▶ _Instructions for the task_
Reproduce the first line and every line after it, exactly, through the one containing "Chart.register(...registerables);". Leave out the rest.

▶ _Dataset excerpt_
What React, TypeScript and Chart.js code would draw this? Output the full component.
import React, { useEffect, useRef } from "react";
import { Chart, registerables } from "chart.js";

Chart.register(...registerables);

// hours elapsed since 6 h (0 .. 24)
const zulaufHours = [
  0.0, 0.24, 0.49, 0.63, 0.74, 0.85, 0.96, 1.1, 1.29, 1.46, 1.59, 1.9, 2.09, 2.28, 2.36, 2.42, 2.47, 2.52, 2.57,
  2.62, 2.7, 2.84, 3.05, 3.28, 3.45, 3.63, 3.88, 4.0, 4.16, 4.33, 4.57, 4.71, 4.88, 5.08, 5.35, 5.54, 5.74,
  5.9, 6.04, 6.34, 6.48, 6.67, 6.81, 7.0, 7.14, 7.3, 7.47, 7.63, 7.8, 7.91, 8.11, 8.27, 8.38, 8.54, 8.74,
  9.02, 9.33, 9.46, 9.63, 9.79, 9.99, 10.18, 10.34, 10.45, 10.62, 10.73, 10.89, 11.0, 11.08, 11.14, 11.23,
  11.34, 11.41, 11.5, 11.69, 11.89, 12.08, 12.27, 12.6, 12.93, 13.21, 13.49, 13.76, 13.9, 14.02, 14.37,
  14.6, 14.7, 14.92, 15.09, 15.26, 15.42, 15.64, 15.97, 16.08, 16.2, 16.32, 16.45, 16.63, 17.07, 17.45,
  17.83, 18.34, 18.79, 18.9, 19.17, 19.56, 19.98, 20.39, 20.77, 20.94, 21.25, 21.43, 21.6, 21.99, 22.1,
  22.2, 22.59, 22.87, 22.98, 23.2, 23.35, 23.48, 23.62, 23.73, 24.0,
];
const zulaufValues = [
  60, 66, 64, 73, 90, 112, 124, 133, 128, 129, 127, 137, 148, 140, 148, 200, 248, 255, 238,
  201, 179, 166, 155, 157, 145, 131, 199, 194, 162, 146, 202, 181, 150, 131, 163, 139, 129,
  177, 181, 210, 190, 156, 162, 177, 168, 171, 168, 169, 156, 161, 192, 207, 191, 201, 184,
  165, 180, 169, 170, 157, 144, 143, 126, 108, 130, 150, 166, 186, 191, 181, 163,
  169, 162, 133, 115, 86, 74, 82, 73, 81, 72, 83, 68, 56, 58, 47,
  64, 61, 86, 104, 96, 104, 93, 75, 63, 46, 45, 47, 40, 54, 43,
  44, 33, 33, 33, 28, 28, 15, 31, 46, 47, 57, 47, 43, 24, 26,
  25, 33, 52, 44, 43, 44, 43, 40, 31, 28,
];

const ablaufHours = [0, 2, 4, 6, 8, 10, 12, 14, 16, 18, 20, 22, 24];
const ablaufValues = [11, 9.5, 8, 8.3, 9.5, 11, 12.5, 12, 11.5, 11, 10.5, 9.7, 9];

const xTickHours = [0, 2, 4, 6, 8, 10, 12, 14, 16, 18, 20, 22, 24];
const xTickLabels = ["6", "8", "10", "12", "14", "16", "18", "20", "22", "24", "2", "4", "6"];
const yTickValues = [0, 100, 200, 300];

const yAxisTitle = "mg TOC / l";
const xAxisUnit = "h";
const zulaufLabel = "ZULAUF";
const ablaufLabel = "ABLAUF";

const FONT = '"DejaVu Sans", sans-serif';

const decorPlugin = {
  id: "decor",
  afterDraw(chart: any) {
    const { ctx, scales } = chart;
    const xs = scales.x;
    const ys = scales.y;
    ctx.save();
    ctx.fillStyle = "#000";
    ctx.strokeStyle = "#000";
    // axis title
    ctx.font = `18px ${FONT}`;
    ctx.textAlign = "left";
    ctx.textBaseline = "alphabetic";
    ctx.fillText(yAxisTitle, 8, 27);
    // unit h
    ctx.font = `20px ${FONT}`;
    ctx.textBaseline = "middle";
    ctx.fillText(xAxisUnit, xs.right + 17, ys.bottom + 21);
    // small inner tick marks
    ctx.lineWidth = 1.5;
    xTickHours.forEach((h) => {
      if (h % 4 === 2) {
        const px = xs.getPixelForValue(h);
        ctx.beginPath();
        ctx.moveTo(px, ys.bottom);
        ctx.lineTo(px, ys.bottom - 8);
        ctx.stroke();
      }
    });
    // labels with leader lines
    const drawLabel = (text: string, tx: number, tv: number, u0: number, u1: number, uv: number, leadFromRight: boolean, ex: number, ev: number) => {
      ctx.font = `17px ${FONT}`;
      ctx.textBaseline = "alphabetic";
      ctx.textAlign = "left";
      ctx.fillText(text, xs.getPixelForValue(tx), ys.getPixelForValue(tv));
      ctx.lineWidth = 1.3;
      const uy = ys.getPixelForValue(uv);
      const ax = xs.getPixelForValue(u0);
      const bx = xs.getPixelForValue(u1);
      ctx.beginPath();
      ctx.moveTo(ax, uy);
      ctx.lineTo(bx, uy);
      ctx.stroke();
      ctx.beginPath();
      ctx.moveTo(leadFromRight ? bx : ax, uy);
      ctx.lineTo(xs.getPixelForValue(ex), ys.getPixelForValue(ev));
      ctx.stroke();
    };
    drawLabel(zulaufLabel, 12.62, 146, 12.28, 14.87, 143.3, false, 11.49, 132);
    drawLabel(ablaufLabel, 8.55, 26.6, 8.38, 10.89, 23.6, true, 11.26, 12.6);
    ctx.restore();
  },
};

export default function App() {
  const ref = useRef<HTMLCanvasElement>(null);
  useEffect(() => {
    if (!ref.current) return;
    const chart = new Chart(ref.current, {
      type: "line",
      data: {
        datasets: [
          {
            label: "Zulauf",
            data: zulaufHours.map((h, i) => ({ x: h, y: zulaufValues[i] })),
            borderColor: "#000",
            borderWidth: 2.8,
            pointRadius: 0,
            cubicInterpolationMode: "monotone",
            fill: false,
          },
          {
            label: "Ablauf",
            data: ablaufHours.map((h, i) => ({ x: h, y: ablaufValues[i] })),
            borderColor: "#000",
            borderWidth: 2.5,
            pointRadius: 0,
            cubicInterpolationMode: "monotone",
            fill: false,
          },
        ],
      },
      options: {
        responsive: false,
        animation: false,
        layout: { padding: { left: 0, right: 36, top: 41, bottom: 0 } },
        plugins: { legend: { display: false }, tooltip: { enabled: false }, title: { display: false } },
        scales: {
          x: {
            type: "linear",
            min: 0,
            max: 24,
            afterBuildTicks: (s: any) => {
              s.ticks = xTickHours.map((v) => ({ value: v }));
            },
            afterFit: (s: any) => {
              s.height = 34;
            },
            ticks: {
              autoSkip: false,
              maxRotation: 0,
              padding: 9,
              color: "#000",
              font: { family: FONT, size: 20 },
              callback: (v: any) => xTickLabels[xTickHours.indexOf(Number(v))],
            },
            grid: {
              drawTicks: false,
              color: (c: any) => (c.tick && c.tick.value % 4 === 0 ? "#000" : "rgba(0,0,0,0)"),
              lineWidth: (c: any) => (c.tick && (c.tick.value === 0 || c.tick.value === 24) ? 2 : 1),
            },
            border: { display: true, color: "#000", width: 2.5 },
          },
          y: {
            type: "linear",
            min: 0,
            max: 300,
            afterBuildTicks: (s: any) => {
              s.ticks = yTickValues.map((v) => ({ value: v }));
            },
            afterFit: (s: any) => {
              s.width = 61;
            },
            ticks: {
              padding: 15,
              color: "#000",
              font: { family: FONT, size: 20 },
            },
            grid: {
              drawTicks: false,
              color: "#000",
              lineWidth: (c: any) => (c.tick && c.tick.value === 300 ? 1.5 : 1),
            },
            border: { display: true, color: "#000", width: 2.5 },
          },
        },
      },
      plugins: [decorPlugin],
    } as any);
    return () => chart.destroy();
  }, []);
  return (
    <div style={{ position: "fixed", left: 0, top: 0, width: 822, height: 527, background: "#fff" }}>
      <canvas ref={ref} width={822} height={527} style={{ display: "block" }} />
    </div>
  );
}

▶ _Response to this exercise_
What React, TypeScript and Chart.js code would draw this? Output the full component.
import React, { useEffect, useRef } from "react";
import { Chart, registerables } from "chart.js";

Chart.register(...registerables);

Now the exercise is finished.